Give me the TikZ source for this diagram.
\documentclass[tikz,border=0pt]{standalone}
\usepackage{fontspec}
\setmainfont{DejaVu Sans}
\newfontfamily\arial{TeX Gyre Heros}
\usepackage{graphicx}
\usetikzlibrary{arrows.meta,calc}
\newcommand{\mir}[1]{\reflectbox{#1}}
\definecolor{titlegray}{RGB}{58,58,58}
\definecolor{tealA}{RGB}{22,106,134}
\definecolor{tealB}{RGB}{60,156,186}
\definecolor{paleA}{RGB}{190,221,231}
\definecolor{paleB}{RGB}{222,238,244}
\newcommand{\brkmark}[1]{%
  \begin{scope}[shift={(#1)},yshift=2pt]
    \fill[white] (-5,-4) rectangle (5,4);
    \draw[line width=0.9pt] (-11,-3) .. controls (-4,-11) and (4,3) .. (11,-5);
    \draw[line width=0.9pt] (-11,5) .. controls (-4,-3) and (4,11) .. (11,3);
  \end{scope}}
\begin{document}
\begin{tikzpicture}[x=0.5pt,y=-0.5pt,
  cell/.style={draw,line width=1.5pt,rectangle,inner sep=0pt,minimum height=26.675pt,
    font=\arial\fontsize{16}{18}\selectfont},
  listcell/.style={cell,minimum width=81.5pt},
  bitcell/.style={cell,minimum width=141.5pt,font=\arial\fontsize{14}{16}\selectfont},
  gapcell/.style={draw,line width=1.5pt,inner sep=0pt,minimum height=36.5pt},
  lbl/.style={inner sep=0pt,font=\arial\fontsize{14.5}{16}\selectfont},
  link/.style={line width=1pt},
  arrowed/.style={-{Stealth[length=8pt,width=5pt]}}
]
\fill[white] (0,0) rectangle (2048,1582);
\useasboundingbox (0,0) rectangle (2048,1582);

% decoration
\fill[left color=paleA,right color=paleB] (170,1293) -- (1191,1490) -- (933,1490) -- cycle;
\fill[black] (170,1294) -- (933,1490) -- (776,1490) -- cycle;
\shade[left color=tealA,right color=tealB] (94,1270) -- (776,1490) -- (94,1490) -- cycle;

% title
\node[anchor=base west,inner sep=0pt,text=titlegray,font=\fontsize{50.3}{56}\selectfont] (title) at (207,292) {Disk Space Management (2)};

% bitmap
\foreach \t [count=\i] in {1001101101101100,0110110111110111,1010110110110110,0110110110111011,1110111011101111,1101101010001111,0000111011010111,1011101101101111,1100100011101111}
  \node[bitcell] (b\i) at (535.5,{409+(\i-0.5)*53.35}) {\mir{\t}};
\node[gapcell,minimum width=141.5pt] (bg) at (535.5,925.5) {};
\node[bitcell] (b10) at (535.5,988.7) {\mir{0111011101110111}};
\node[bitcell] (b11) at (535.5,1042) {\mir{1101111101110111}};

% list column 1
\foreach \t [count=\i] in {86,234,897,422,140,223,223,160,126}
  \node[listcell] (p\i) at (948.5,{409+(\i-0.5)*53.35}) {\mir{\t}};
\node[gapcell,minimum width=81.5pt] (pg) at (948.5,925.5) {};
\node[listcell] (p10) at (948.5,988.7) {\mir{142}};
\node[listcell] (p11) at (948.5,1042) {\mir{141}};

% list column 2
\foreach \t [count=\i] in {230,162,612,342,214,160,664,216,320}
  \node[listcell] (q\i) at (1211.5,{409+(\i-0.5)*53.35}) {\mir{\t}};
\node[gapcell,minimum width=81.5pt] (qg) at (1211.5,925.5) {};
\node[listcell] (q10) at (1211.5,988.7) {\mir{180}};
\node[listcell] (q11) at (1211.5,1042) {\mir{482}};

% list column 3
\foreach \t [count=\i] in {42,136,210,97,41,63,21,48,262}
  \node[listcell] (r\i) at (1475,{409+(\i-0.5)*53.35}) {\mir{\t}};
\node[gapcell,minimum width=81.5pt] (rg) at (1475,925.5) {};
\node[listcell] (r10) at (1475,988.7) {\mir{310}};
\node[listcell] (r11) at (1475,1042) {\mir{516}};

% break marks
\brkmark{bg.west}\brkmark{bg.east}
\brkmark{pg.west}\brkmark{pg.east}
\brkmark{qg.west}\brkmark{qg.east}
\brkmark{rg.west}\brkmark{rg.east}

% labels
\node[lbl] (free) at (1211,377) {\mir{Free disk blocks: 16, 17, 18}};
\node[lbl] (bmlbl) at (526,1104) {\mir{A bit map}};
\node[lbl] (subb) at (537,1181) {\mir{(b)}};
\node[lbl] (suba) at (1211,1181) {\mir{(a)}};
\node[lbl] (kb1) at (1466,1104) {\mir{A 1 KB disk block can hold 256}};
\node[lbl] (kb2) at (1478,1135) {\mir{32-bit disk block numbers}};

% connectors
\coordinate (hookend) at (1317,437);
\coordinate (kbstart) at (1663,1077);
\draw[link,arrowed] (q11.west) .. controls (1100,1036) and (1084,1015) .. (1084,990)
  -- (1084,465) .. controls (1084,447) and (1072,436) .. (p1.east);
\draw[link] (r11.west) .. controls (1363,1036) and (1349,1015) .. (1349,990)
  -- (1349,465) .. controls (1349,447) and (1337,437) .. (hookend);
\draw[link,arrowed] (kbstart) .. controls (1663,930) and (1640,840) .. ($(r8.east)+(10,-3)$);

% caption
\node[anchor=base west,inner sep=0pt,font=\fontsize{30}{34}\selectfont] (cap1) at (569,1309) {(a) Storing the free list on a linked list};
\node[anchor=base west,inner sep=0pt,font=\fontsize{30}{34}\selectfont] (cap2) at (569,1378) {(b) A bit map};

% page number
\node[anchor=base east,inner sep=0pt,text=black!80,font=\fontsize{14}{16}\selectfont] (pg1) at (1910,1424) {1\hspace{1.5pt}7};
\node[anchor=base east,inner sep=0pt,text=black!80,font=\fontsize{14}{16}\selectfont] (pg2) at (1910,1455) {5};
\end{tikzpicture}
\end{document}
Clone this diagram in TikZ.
-*-
Task to complete
Your task is to transcribe the material exactly.

Correct output
Give me the TikZ source for this diagram.
\documentclass[tikz,border=0pt]{standalone}
\usepackage{fontspec}
\setmainfont{DejaVu Sans}
\newfontfamily\arial{TeX Gyre Heros}
\usepackage{graphicx}
\usetikzlibrary{arrows.meta,calc}
\newcommand{\mir}[1]{\reflectbox{#1}}
\definecolor{titlegray}{RGB}{58,58,58}
\definecolor{tealA}{RGB}{22,106,134}
\definecolor{tealB}{RGB}{60,156,186}
\definecolor{paleA}{RGB}{190,221,231}
\definecolor{paleB}{RGB}{222,238,244}
\newcommand{\brkmark}[1]{%
  \begin{scope}[shift={(#1)},yshift=2pt]
    \fill[white] (-5,-4) rectangle (5,4);
    \draw[line width=0.9pt] (-11,-3) .. controls (-4,-11) and (4,3) .. (11,-5);
    \draw[line width=0.9pt] (-11,5) .. controls (-4,-3) and (4,11) .. (11,3);
  \end{scope}}
\begin{document}
\begin{tikzpicture}[x=0.5pt,y=-0.5pt,
  cell/.style={draw,line width=1.5pt,rectangle,inner sep=0pt,minimum height=26.675pt,
    font=\arial\fontsize{16}{18}\selectfont},
  listcell/.style={cell,minimum width=81.5pt},
  bitcell/.style={cell,minimum width=141.5pt,font=\arial\fontsize{14}{16}\selectfont},
  gapcell/.style={draw,line width=1.5pt,inner sep=0pt,minimum height=36.5pt},
  lbl/.style={inner sep=0pt,font=\arial\fontsize{14.5}{16}\selectfont},
  link/.style={line width=1pt},
  arrowed/.style={-{Stealth[length=8pt,width=5pt]}}
]
\fill[white] (0,0) rectangle (2048,1582);
\useasboundingbox (0,0) rectangle (2048,1582);

% decoration
\fill[left color=paleA,right color=paleB] (170,1293) -- (1191,1490) -- (933,1490) -- cycle;
\fill[black] (170,1294) -- (933,1490) -- (776,1490) -- cycle;
\shade[left color=tealA,right color=tealB] (94,1270) -- (776,1490) -- (94,1490) -- cycle;

% title
\node[anchor=base west,inner sep=0pt,text=titlegray,font=\fontsize{50.3}{56}\selectfont] (title) at (207,292) {Disk Space Management (2)};

% bitmap
\foreach \t [count=\i] in {1001101101101100,0110110111110111,1010110110110110,0110110110111011,1110111011101111,1101101010001111,0000111011010111,1011101101101111,1100100011101111}
  \node[bitcell] (b\i) at (535.5,{409+(\i-0.5)*53.35}) {\mir{\t}};
\node[gapcell,minimum width=141.5pt] (bg) at (535.5,925.5) {};
\node[bitcell] (b10) at (535.5,988.7) {\mir{0111011101110111}};
\node[bitcell] (b11) at (535.5,1042) {\mir{1101111101110111}};

% list column 1
\foreach \t [count=\i] in {86,234,897,422,140,223,223,160,126}
  \node[listcell] (p\i) at (948.5,{409+(\i-0.5)*53.35}) {\mir{\t}};
\node[gapcell,minimum width=81.5pt] (pg) at (948.5,925.5) {};
\node[listcell] (p10) at (948.5,988.7) {\mir{142}};
\node[listcell] (p11) at (948.5,1042) {\mir{141}};

% list column 2
\foreach \t [count=\i] in {230,162,612,342,214,160,664,216,320}
  \node[listcell] (q\i) at (1211.5,{409+(\i-0.5)*53.35}) {\mir{\t}};
\node[gapcell,minimum width=81.5pt] (qg) at (1211.5,925.5) {};
\node[listcell] (q10) at (1211.5,988.7) {\mir{180}};
\node[listcell] (q11) at (1211.5,1042) {\mir{482}};

% list column 3
\foreach \t [count=\i] in {42,136,210,97,41,63,21,48,262}
  \node[listcell] (r\i) at (1475,{409+(\i-0.5)*53.35}) {\mir{\t}};
\node[gapcell,minimum width=81.5pt] (rg) at (1475,925.5) {};
\node[listcell] (r10) at (1475,988.7) {\mir{310}};
\node[listcell] (r11) at (1475,1042) {\mir{516}};

% break marks
\brkmark{bg.west}\brkmark{bg.east}
\brkmark{pg.west}\brkmark{pg.east}
\brkmark{qg.west}\brkmark{qg.east}
\brkmark{rg.west}\brkmark{rg.east}

% labels
\node[lbl] (free) at (1211,377) {\mir{Free disk blocks: 16, 17, 18}};
\node[lbl] (bmlbl) at (526,1104) {\mir{A bit map}};
\node[lbl] (subb) at (537,1181) {\mir{(b)}};
\node[lbl] (suba) at (1211,1181) {\mir{(a)}};
\node[lbl] (kb1) at (1466,1104) {\mir{A 1 KB disk block can hold 256}};
\node[lbl] (kb2) at (1478,1135) {\mir{32-bit disk block numbers}};

% connectors
\coordinate (hookend) at (1317,437);
\coordinate (kbstart) at (1663,1077);
\draw[link,arrowed] (q11.west) .. controls (1100,1036) and (1084,1015) .. (1084,990)
  -- (1084,465) .. controls (1084,447) and (1072,436) .. (p1.east);
\draw[link] (r11.west) .. controls (1363,1036) and (1349,1015) .. (1349,990)
  -- (1349,465) .. controls (1349,447) and (1337,437) .. (hookend);
\draw[link,arrowed] (kbstart) .. controls (1663,930) and (1640,840) .. ($(r8.east)+(10,-3)$);

% caption
\node[anchor=base west,inner sep=0pt,font=\fontsize{30}{34}\selectfont] (cap1) at (569,1309) {(a) Storing the free list on a linked list};
\node[anchor=base west,inner sep=0pt,font=\fontsize{30}{34}\selectfont] (cap2) at (569,1378) {(b) A bit map};

% page number
\node[anchor=base east,inner sep=0pt,text=black!80,font=\fontsize{14}{16}\selectfont] (pg1) at (1910,1424) {1\hspace{1.5pt}7};
\node[anchor=base east,inner sep=0pt,text=black!80,font=\fontsize{14}{16}\selectfont] (pg2) at (1910,1455) {5};
\end{tikzpicture}
\end{document}
Clone this diagram in TikZ.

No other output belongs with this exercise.